Recently many “experts” have been predicting that the first salvo fired in the robot revolution will be when they begin stealing jobs from humans. The Telegraph even reported back in February that within 30 years robots will have taken over most jobs leading to unemployment rates of over 50%. Last week, the bots fired the metaphorical first shot over humanity’s bow when it was announced that law firm Baker & Hostetler had hired ROSS, the world’s first artificially intelligent attorney.  While prognosticators, pundits, and Luddites alike all agreed that this was evidence of an impending sea-change coming to the job market, auto workers everywhere just shook their heads and welcomed the soon to be displaced to the world they’ve been living in since the 1960s.

Built on IBM’s natural language processing and understanding cognitive system, Watson, ROSS is able to read through millions of unstructured legal documents a second in order to answer questions posed to it. What makes ROSS stand apart from other software systems currently in use at legal firms, is his ability to derive meaning and intent from the natural language questions users ask him. Even systems that would have been considered state of the art before ROSS are not much more than glorified search engines, relying on keyword matching which often leads to many irrelevant citations being returned.

Another unique characteristic of ROSS is that he can actually fill an ongoing, proactive role during the course of a case.

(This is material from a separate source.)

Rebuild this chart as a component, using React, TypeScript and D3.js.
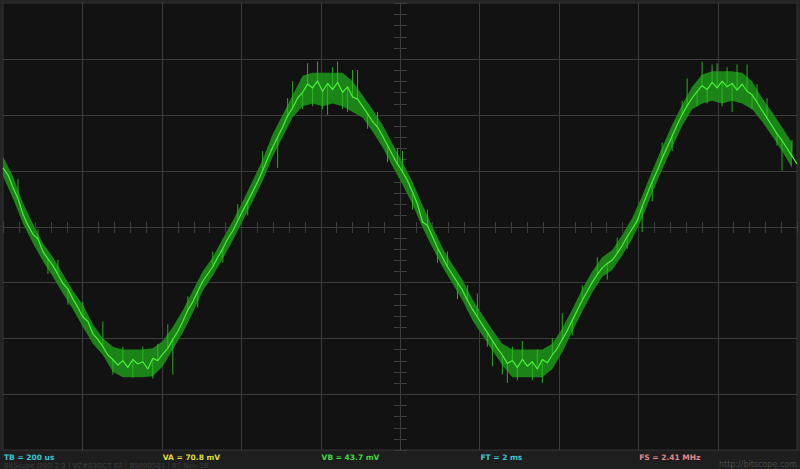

By monitoring for new legal developments, ROSS is able to alert his collaborating attorneys of new court decisions or other issues that may affect current litigation. ROSS is a hybrid supervised/unsupervised learning system that is able to optimize his performance using feedback from his users.

Bob Craig, CIO at Baker & Hostetler, explains their decision to deploy ROSS, “.. we believe that emerging technologies like cognitive computing and other forms of machine learning can help enhance the services we deliver to our clients.”

While I am as excited as anyone in the ai community about this development, I can’t help but think back to that old saying about robots taking jobs:

First they came for the auto worker jobs, and I did not speak out
Because I was not an auto worker.

Then they came for the Jeopardy contestant positions, and I did not speak out
Because I was not a Jeopardy contestant.

Then they came for the lawyers, and I did not speak out
Because – lawyers. Screw lawyers.

I am pretty sure that’s how it went anyway.